TASK DETAILS
Leave out all pictures. Return exactly the lines from the top of the material through the line containing "ax = fig.add_axes([109/608, 1-353/427, 398/608, 321/427])".

SOURCE RECORDS

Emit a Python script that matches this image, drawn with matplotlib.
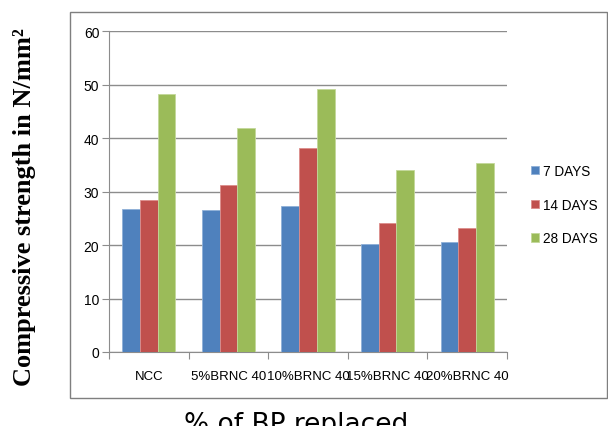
import matplotlib.pyplot as plt
import numpy as np
from matplotlib.patches import Rectangle

categories = ["NCC", "5%BRNC 40", "10%BRNC 40", "15%BRNC 40", "20%BRNC 40"]
days_7 = [26.8, 26.6, 27.2, 20.2, 20.5]
days_14 = [28.5, 31.3, 38.1, 24.1, 23.2]
days_28 = [48.3, 41.8, 49.1, 34.0, 35.4]
series_names = ["7 DAYS", "14 DAYS", "28 DAYS"]

colors = ["#4F81BD", "#C0504D", "#9BBB59"]
edges = ["#8FB0D8", "#DC8D8B", "#C3D89A"]

plt.rcParams['font.family'] = ['Liberation Sans', 'DejaVu Sans']

fig = plt.figure(figsize=(6.08, 4.27), dpi=100)
ax = fig.add_axes([109/608, 1-353/427, 398/608, 321/427])

x = np.arange(len(categories))
w = 0.222
for i, vals in enumerate([days_7, days_14, days_28]):
    ax.bar(x + (i-1)*w, vals, w, color=colors[i], edgecolor=edges[i],
           linewidth=0.6, label=series_names[i], zorder=3)

ax.set_xlim(-0.5, len(categories)-0.5)
ax.set_ylim(0, 60)
ax.set_yticks(range(0, 61, 10))
ax.yaxis.grid(True, color="#8c8c8c", linewidth=1.0, zorder=0)

# category boundary ticks, labels at centers
ax.set_xticks(np.arange(-0.5, len(categories), 1.0))
ax.set_xticklabels([])
ax.set_xticks(x, minor=True)
ax.set_xticklabels(categories, minor=True, fontsize=9.5)
ax.tick_params(axis='x', which='major', length=5, color="#8c8c8c", direction='out')
ax.tick_params(axis='x', which='minor', length=0, pad=13)
ax.tick_params(axis='y', length=5, color="#8c8c8c", pad=2, labelsize=10)

for s in ["top", "right"]:
    ax.spines[s].set_visible(False)
for s in ["left", "bottom"]:
    ax.spines[s].set_color("#8c8c8c")

ax.legend(loc="center left", bbox_to_anchor=(1.0425, 0.459), frameon=False,
          fontsize=9.8, handlelength=0.6, handleheight=0.6, handletextpad=0.3,
          labelspacing=1.45, borderpad=0)

# outer chart border
fig.patches.append(Rectangle((70/608, 1-399/427), 537/608, 386/427,
                             transform=fig.transFigure, fill=False,
                             edgecolor="#7f7f7f", linewidth=1.0))

fig.text(25/608, 1-207/427, "Compressive strength in N/mm²", rotation=90,
         ha="center", va="center", fontsize=19, fontweight="bold",
         family="Liberation Serif")
fig.text(296/608, 1-412/427, "% of BP replaced", ha="center", va="top",
         fontsize=19, family="DejaVu Sans")

fig.savefig("out.png", dpi=100)
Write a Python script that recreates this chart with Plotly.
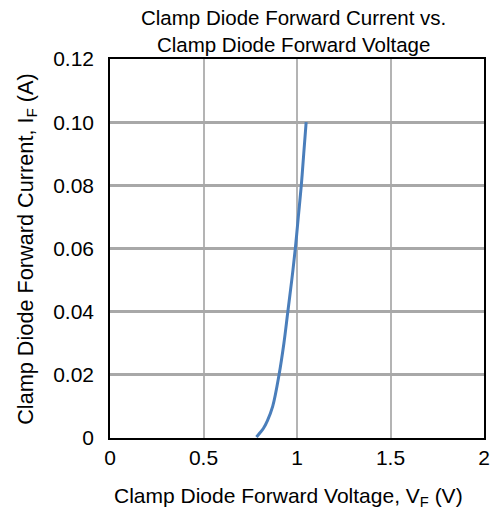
import plotly.graph_objects as go

vf = [0.783, 0.79, 0.80, 0.82, 0.842, 0.87, 0.904, 0.93, 0.951, 0.972, 0.991, 1.007, 1.023, 1.036, 1.049]
i_f = [0.0003, 0.0008, 0.0015, 0.003, 0.0055, 0.010, 0.020, 0.030, 0.040, 0.050, 0.060, 0.070, 0.080, 0.090, 0.100]

x_ticks = [0, 0.5, 1, 1.5, 2]
x_labels = ["0", "0.5", "1", "1.5", "2"]
y_ticks = [0, 0.02, 0.04, 0.06, 0.08, 0.10, 0.12]
y_labels = ["0", "0.02", "0.04", "0.06", "0.08", "0.10", "0.12"]

font = "Liberation Sans, Arial, sans-serif"

fig = go.Figure()
fig.add_trace(go.Scatter(x=vf, y=i_f, mode="lines",
                         line=dict(color="#4a7ebb", width=3, shape="spline"),
                         showlegend=False))

fig.update_layout(
    width=500, height=516,
    margin=dict(l=110, r=10, t=59, b=78),
    paper_bgcolor="white", plot_bgcolor="white",
    font=dict(family=font, color="black"),
    annotations=[
        dict(text="Clamp Diode Forward Current vs.<br>Clamp Diode Forward Voltage",
             xref="paper", yref="paper", x=0.49, y=1.074, xanchor="center", yanchor="middle",
             showarrow=False, font=dict(size=20.5, color="black")),
        dict(text="Clamp Diode Forward Voltage, V<sub>F</sub> (V)",
             xref="paper", yref="paper", x=0.478, y=-0.156, xanchor="center", yanchor="middle",
             showarrow=False, font=dict(size=21, color="black")),
        dict(text="Clamp Diode Forward Current, I<sub>F</sub> (A)", textangle=-90,
             xref="paper", yref="paper", x=-0.2237, y=0.50, xanchor="center", yanchor="middle",
             showarrow=False, font=dict(size=21.7, color="black")),
    ],
)
fig.update_xaxes(range=[0, 2], tickvals=x_ticks, ticktext=x_labels,
                 showgrid=True, gridcolor="#b4b4b4", gridwidth=1.5,
                 showline=True, linecolor="black", linewidth=1.5, mirror=True,
                 ticks="", zeroline=False, tickfont=dict(size=21))
fig.update_yaxes(range=[0, 0.12], tickvals=y_ticks, ticktext=y_labels,
                 showgrid=True, gridcolor="#a8a8a8", gridwidth=2.5,
                 showline=True, linecolor="black", linewidth=1.5, mirror=True,
                 ticks="", zeroline=False, tickfont=dict(size=21),
                 ticklabelstandoff=10)

fig.write_html("out.html")
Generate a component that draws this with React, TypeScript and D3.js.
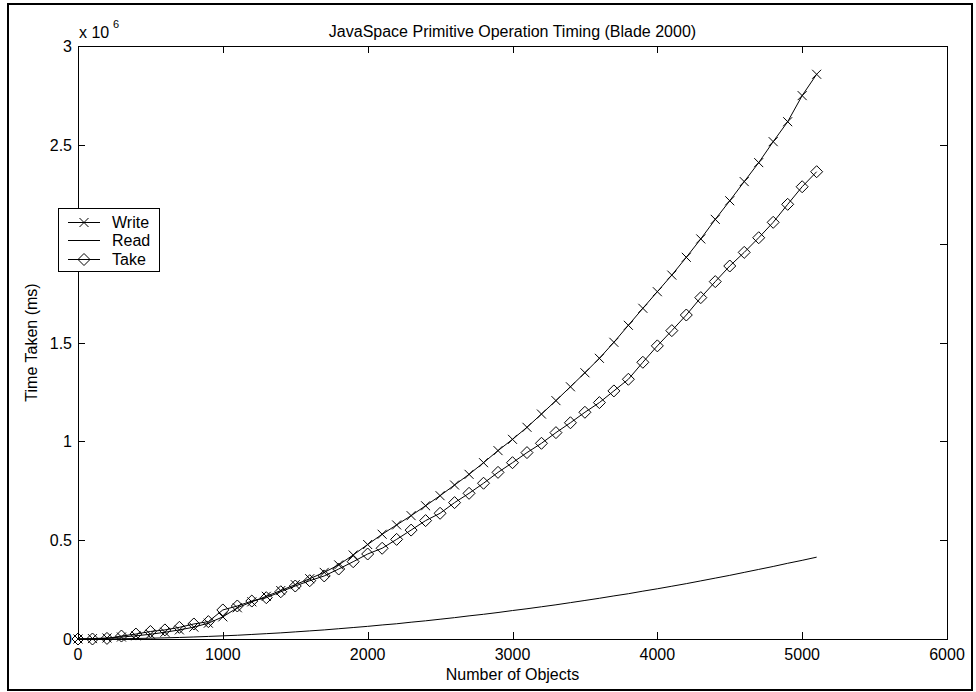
import React from "react";
import * as d3 from "d3";

const xValues: number[] = [
  0, 100, 200, 300, 400, 500, 600, 700, 800, 900, 1000, 1100, 1200, 1300, 1400, 1500, 1600, 1700, 1800, 1900,
  2000, 2100, 2200, 2300, 2400, 2500, 2600, 2700, 2800, 2900, 3000, 3100, 3200, 3300, 3400, 3500, 3600, 3700, 3800, 3900,
  4000, 4100, 4200, 4300, 4400, 4500, 4600, 4700, 4800, 4900, 5000, 5100,
];

// values in units of 10^6 ms
const writeValues: number[] = [
  0, 0.002, 0.005, 0.01, 0.016, 0.024, 0.034, 0.046, 0.06, 0.08, 0.112, 0.158, 0.188, 0.216, 0.245, 0.275, 0.305, 0.337, 0.375, 0.425,
  0.478, 0.53, 0.577, 0.624, 0.674, 0.725, 0.779, 0.833, 0.892, 0.953, 1.01, 1.071, 1.138, 1.206, 1.276, 1.347, 1.42, 1.501, 1.587, 1.673,
  1.757, 1.841, 1.931, 2.024, 2.123, 2.217, 2.314, 2.41, 2.516, 2.617, 2.749, 2.857,
];

const readValues: number[] = [
  0, 0.0002, 0.0006, 0.0014, 0.0026, 0.004, 0.0058, 0.0078, 0.0102, 0.013, 0.016, 0.019, 0.023, 0.027, 0.031, 0.036, 0.041, 0.046, 0.052, 0.058,
  0.064, 0.071, 0.077, 0.085, 0.092, 0.1, 0.108, 0.117, 0.125, 0.134, 0.144, 0.153, 0.163, 0.173, 0.184, 0.195, 0.206, 0.218, 0.229, 0.242,
  0.254, 0.267, 0.28, 0.294, 0.308, 0.322, 0.337, 0.352, 0.367, 0.383, 0.398, 0.414,
];

const takeValues: number[] = [
  0, 0, 0.003, 0.015, 0.025, 0.038, 0.046, 0.059, 0.076, 0.088, 0.147, 0.167, 0.192, 0.209, 0.239, 0.268, 0.295, 0.319, 0.354, 0.391,
  0.43, 0.459, 0.504, 0.551, 0.599, 0.636, 0.69, 0.737, 0.788, 0.843, 0.892, 0.943, 0.99, 1.044, 1.094, 1.147, 1.196, 1.255, 1.314, 1.4,
  1.483, 1.56, 1.639, 1.727, 1.808, 1.887, 1.956, 2.03, 2.108, 2.199, 2.288, 2.364,
];

const xTicks: number[] = [0, 1000, 2000, 3000, 4000, 5000, 6000];
const yTicks: number[] = [0, 0.5, 1, 1.5, 2, 2.5, 3];
const yTickLabels: string[] = ["0", "0.5", "1", "1.5", "2", "2.5", "3"];
const legendLabels: string[] = ["Write", "Read", "Take"];

const W = 976;
const H = 692;
const left = 78;
const right = 947;
const top = 46;
const bottom = 639;
const FONT = "'Liberation Sans', Arial, Helvetica, sans-serif";
const FS = 16;

export default function App() {
  const x = d3.scaleLinear().domain([0, 6000]).range([left, right]);
  const y = d3.scaleLinear().domain([0, 3]).range([bottom, top]);

  const line = (vals: number[]) =>
    d3
      .line<number>()
      .x((_, i) => x(xValues[i]))
      .y((v) => y(v))(vals) || "";

  const cross = (cx: number, cy: number, k: string) => (
    <path
      key={k}
      d={`M${cx - 4.5},${cy - 4.5}L${cx + 4.5},${cy + 4.5}M${cx - 4.5},${cy + 4.5}L${cx + 4.5},${cy - 4.5}`}
      stroke="#000"
      strokeWidth={1}
      fill="none"
    />
  );
  const diamond = (cx: number, cy: number, k: string) => (
    <path
      key={k}
      d={`M${cx},${cy - 6}L${cx + 6},${cy}L${cx},${cy + 6}L${cx - 6},${cy}Z`}
      stroke="#000"
      strokeWidth={1}
      fill="none"
    />
  );

  const tickLen = 7;
  const legX = 58;
  const legY = 208;
  const legRowY = [222, 240, 259];

  return (
    <div style={{ position: "absolute", left: 0, top: 0 }}>
      <svg width={W} height={H} style={{ display: "block", background: "#fff" }} fontFamily={FONT}>
        <rect x={0} y={0} width={W} height={H} fill="#fff" />
        {/* outer frame */}
        <rect x={8} y={4} width={964} height={686} fill="none" stroke="#000" strokeWidth={2} />

        {/* axes box */}
        <rect x={left + 0.5} y={top + 0.5} width={right - left} height={bottom - top} fill="none" stroke="#000" strokeWidth={1} />

        {/* x ticks */}
        {xTicks.map((t) => {
          const px = Math.round(x(t)) + 0.5;
          return (
            <g key={"xt" + t}>
              <line x1={px} x2={px} y1={bottom} y2={bottom - tickLen} stroke="#000" />
              <line x1={px} x2={px} y1={top} y2={top + tickLen} stroke="#000" />
              <text x={x(t)} y={660} fontSize={FS} textAnchor="middle" fill="#000">
                {String(t)}
              </text>
            </g>
          );
        })}
        {/* y ticks */}
        {yTicks.map((t, i) => {
          const py = Math.round(y(t)) + 0.5;
          return (
            <g key={"yt" + t}>
              <line x1={left} x2={left + tickLen} y1={py} y2={py} stroke="#000" />
              <line x1={right} x2={right - tickLen} y1={py} y2={py} stroke="#000" />
              <text x={72} y={y(t) + 6} fontSize={FS} textAnchor="end" fill="#000">
                {yTickLabels[i]}
              </text>
            </g>
          );
        })}

        {/* exponent */}
        <text x={79} y={38} fontSize={FS} fill="#000">
          x 10
        </text>
        <text x={113} y={28} fontSize={11} fill="#000">
          6
        </text>

        {/* title & labels */}
        <text x={(left + right) / 2} y={37} fontSize={FS} textAnchor="middle" fill="#000">
          JavaSpace Primitive Operation Timing (Blade 2000)
        </text>
        <text x={(left + right) / 2} y={680} fontSize={FS} textAnchor="middle" fill="#000">
          Number of Objects
        </text>
        <text
          transform={`translate(37,${(top + bottom) / 2}) rotate(-90)`}
          fontSize={FS}
          textAnchor="middle"
          fill="#000"
        >
          Time Taken (ms)
        </text>

        {/* series */}
        <path d={line(writeValues)} fill="none" stroke="#000" strokeWidth={1} />
        {writeValues.map((v, i) => cross(x(xValues[i]), y(v), "w" + i))}
        <path d={line(readValues)} fill="none" stroke="#000" strokeWidth={1} />
        <path d={line(takeValues)} fill="none" stroke="#000" strokeWidth={1} />
        {takeValues.map((v, i) => diamond(x(xValues[i]), y(v), "t" + i))}

        {/* legend */}
        <rect x={legX + 0.5} y={legY + 0.5} width={101} height={63} fill="#fff" stroke="#000" strokeWidth={1} />
        {legendLabels.map((lab, i) => (
          <g key={"lg" + i}>
            <line x1={68} x2={100} y1={legRowY[i] + 0.5} y2={legRowY[i] + 0.5} stroke="#000" />
            {i === 0 && cross(84, legRowY[i] + 0.5, "lc")}
            {i === 2 && diamond(84, legRowY[i] + 0.5, "ld")}
            <text x={112} y={legRowY[i] + 6} fontSize={FS} fill="#000">
              {lab}
            </text>
          </g>
        ))}
      </svg>
    </div>
  );
}
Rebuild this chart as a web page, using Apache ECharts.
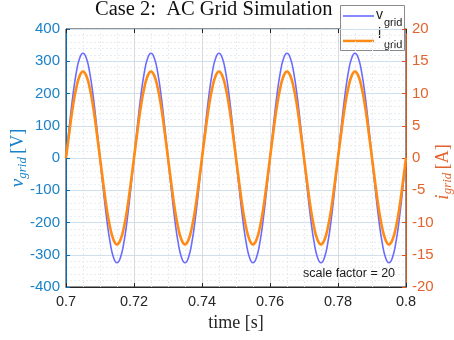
<!DOCTYPE html>
<html>
<head>
<meta charset="utf-8">
<script src="https://cdn.jsdelivr.net/npm/echarts@6/dist/echarts.min.js"></script>
<style>
  html, body { margin: 0; padding: 0; background: #ffffff; }
  #chart { width: 454px; height: 340px; }
</style>
</head>
<body>
<div id="chart"></div>
<script>
// Sampling of the simulated grid waveforms (time axis in seconds)
const tStart = 0.7;
const tStep = 0.001;

// Grid voltage samples [V], one row per 50 Hz cycle
const vGrid = [
  0, 100, 191, 263, 309, 325, 309, 263, 191, 100, 0, -100, -191, -263, -309, -325, -309, -263, -191, -100,
  0, 100, 191, 263, 309, 325, 309, 263, 191, 100, 0, -100, -191, -263, -309, -325, -309, -263, -191, -100,
  0, 100, 191, 263, 309, 325, 309, 263, 191, 100, 0, -100, -191, -263, -309, -325, -309, -263, -191, -100,
  0, 100, 191, 263, 309, 325, 309, 263, 191, 100, 0, -100, -191, -263, -309, -325, -309, -263, -191, -100,
  0, 100, 191, 263, 309, 325, 309, 263, 191, 100, 0, -100, -191, -263, -309, -325, -309, -263, -191, -100,
  0
];

// Grid current samples [A], one row per 50 Hz cycle
const iGrid = [
  0, 4.1, 7.9, 10.8, 12.7, 13.4, 12.7, 10.8, 7.9, 4.1, 0, -4.1, -7.9, -10.8, -12.7, -13.4, -12.7, -10.8, -7.9, -4.1,
  0, 4.1, 7.9, 10.8, 12.7, 13.4, 12.7, 10.8, 7.9, 4.1, 0, -4.1, -7.9, -10.8, -12.7, -13.4, -12.7, -10.8, -7.9, -4.1,
  0, 4.1, 7.9, 10.8, 12.7, 13.4, 12.7, 10.8, 7.9, 4.1, 0, -4.1, -7.9, -10.8, -12.7, -13.4, -12.7, -10.8, -7.9, -4.1,
  0, 4.1, 7.9, 10.8, 12.7, 13.4, 12.7, 10.8, 7.9, 4.1, 0, -4.1, -7.9, -10.8, -12.7, -13.4, -12.7, -10.8, -7.9, -4.1,
  0, 4.1, 7.9, 10.8, 12.7, 13.4, 12.7, 10.8, 7.9, 4.1, 0, -4.1, -7.9, -10.8, -12.7, -13.4, -12.7, -10.8, -7.9, -4.1,
  0
];

// Axis ranges and tick spacing
const timeRange = [0.7, 0.8], timeInterval = 0.02;
const voltRange = [-400, 400], voltInterval = 100;
const ampRange = [-20, 20], ampInterval = 5;

const titleText = 'Case 2:  AC Grid Simulation';
const noteText = 'scale factor = 20';

const vColor = '#6b6bff';
const iColor = '#ff8a14';
const leftAxisColor = '#0072BD';
const leftLabelColor = '#1a82c8';
const rightAxisColor = '#D95319';
const rightLabelColor = '#e2642c';
const darkAxis = '#262626';
const legendText = '#1a1a1a';

const round = (x) => Math.round(x * 1e6) / 1e6;
const vData = vGrid.map((v, k) => [round(tStart + k * tStep), v]);
const iData = iGrid.map((v, k) => [round(tStart + k * tStep), v]);

const sans = '"Liberation Sans", Arial, Helvetica, sans-serif';
const serif = '"Liberation Serif", "DejaVu Serif", serif';

const chart = echarts.init(document.getElementById('chart'), null, { renderer: 'canvas' });

// rotated axis title built from a symbol, its subscript and a unit
function axisTitle(x, y, sym, unit, color) {
  return {
    type: 'text', x: x, y: y, rotation: Math.PI / 2,
    style: {
      text: '{m|' + sym + '}{s|grid} {u|' + unit + '}',
      align: 'center', verticalAlign: 'middle', fill: color,
      rich: {
        m: { fontFamily: serif, fontStyle: 'italic', fontSize: 19, lineHeight: 22, verticalAlign: 'middle', fill: color },
        s: { fontFamily: serif, fontStyle: 'italic', fontSize: 13, lineHeight: 12, verticalAlign: 'bottom', fill: color },
        u: { fontFamily: serif, fontSize: 18, lineHeight: 22, verticalAlign: 'middle', fill: color }
      }
    }
  };
}

// legend entry text: symbol plus lowered "grid" subscript
function legendLabel(x, y, sym, subDy) {
  return [
    { type: 'text', x: x, y: y,
      style: { text: sym, align: 'left', verticalAlign: 'middle', fontFamily: sans, fontSize: 14, fill: legendText } },
    { type: 'text', x: 384, y: y + subDy,
      style: { text: 'grid', align: 'left', verticalAlign: 'middle', fontFamily: sans, fontSize: 11, fill: legendText } }
  ];
}

chart.setOption({
  animation: false,
  backgroundColor: '#ffffff',
  title: {
    text: titleText,
    left: 95,
    top: -1,
    padding: 0,
    textStyle: { fontFamily: serif, fontSize: 20.5, fontWeight: 'normal', color: '#111111' }
  },
  grid: {
    left: 66, right: 48, top: 29, bottom: 53,
    show: true, borderColor: darkAxis, borderWidth: 1, backgroundColor: 'transparent'
  },
  xAxis: [{
    type: 'value',
    min: timeRange[0], max: timeRange[1], interval: timeInterval,
    position: 'bottom',
    axisLine: { show: true, onZero: false, lineStyle: { color: darkAxis, width: 1 } },
    axisTick: { show: true, inside: true, length: 4, lineStyle: { color: darkAxis } },
    axisLabel: {
      color: darkAxis, fontFamily: sans, fontSize: 14.5, margin: 7,
      formatter: (val) => String(round(val))
    },
    splitLine: { show: true, lineStyle: { color: '#d8dadd', width: 1 } },
    minorTick: { show: false, splitNumber: 4 },
    minorSplitLine: { show: true, lineStyle: { color: '#e8ecf0', type: [2, 2], width: 1 } }
  }, {
    type: 'value',
    min: timeRange[0], max: timeRange[1], interval: timeInterval,
    position: 'top',
    axisLine: { show: false, onZero: false },
    axisTick: { show: true, inside: true, length: 4, lineStyle: { color: darkAxis } },
    axisLabel: { show: false },
    splitLine: { show: false }
  }],
  yAxis: [{
    type: 'value',
    min: voltRange[0], max: voltRange[1], interval: voltInterval,
    position: 'left',
    axisLine: { show: true, onZero: false, lineStyle: { color: leftAxisColor, width: 1 } },
    axisTick: { show: true, inside: true, length: 4, lineStyle: { color: leftAxisColor } },
    axisLabel: { color: leftLabelColor, fontFamily: sans, fontSize: 15, margin: 6 },
    splitLine: { show: true, lineStyle: { color: '#cfe0ec', width: 1 } },
    minorTick: { show: false, splitNumber: 5 },
    minorSplitLine: { show: true, lineStyle: { color: '#e8edf2', type: [2, 2], width: 1 } }
  }, {
    type: 'value',
    min: ampRange[0], max: ampRange[1], interval: ampInterval,
    position: 'right',
    axisLine: { show: true, onZero: false, lineStyle: { color: rightAxisColor, width: 1 } },
    axisTick: { show: true, inside: true, length: 4, lineStyle: { color: rightAxisColor } },
    axisLabel: { color: rightLabelColor, fontFamily: sans, fontSize: 15, margin: 6 },
    splitLine: { show: false }
  }],
  series: [{
    name: 'v_grid',
    type: 'line',
    xAxisIndex: 0,
    yAxisIndex: 0,
    data: vData,
    smooth: true,
    showSymbol: false,
    lineStyle: { color: vColor, width: 1.6 },
    z: 2
  }, {
    name: 'i_grid',
    type: 'line',
    xAxisIndex: 0,
    yAxisIndex: 1,
    data: iData,
    smooth: true,
    showSymbol: false,
    lineStyle: { color: iColor, width: 2.6 },
    z: 3
  }],
  graphic: [
    axisTitle(18, 158, 'v', '[V]', leftLabelColor),
    axisTitle(443, 172, 'i', '[A]', rightLabelColor),
    {
      type: 'text', x: 236, y: 323,
      style: {
        text: 'time [s]', align: 'center', verticalAlign: 'middle',
        fontFamily: serif, fontSize: 18, fill: '#262626'
      }
    },
    {
      type: 'text', x: 303, y: 274,
      style: {
        text: noteText, align: 'left', verticalAlign: 'middle',
        fontFamily: sans, fontSize: 12.5, fill: '#1a1a1a'
      },
      z: 10
    },
    {
      type: 'group', z: 20,
      children: [
        { type: 'rect', shape: { x: 340.5, y: 5.5, width: 64, height: 45 },
          style: { fill: '#ffffff', stroke: '#8a8a8a', lineWidth: 1 } },
        { type: 'line', shape: { x1: 343, y1: 16, x2: 374, y2: 16 },
          style: { stroke: vColor, lineWidth: 1.6 } },
        { type: 'line', shape: { x1: 343, y1: 41, x2: 374, y2: 41 },
          style: { stroke: iColor, lineWidth: 2.6 } }
      ].concat(legendLabel(376, 15, 'v', 8), legendLabel(378, 34, 'i', 11))
    }
  ]
});
</script>
</body>
</html>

SOLUTION
Emit a Python script that matches this image, drawn with matplotlib.
import matplotlib.pyplot as plt
import numpy as np
from matplotlib.patches import Rectangle

categories = ["NCC", "5%BRNC 40", "10%BRNC 40", "15%BRNC 40", "20%BRNC 40"]
days_7 = [26.8, 26.6, 27.2, 20.2, 20.5]
days_14 = [28.5, 31.3, 38.1, 24.1, 23.2]
days_28 = [48.3, 41.8, 49.1, 34.0, 35.4]
series_names = ["7 DAYS", "14 DAYS", "28 DAYS"]

colors = ["#4F81BD", "#C0504D", "#9BBB59"]
edges = ["#8FB0D8", "#DC8D8B", "#C3D89A"]

plt.rcParams['font.family'] = ['Liberation Sans', 'DejaVu Sans']

fig = plt.figure(figsize=(6.08, 4.27), dpi=100)
ax = fig.add_axes([109/608, 1-353/427, 398/608, 321/427])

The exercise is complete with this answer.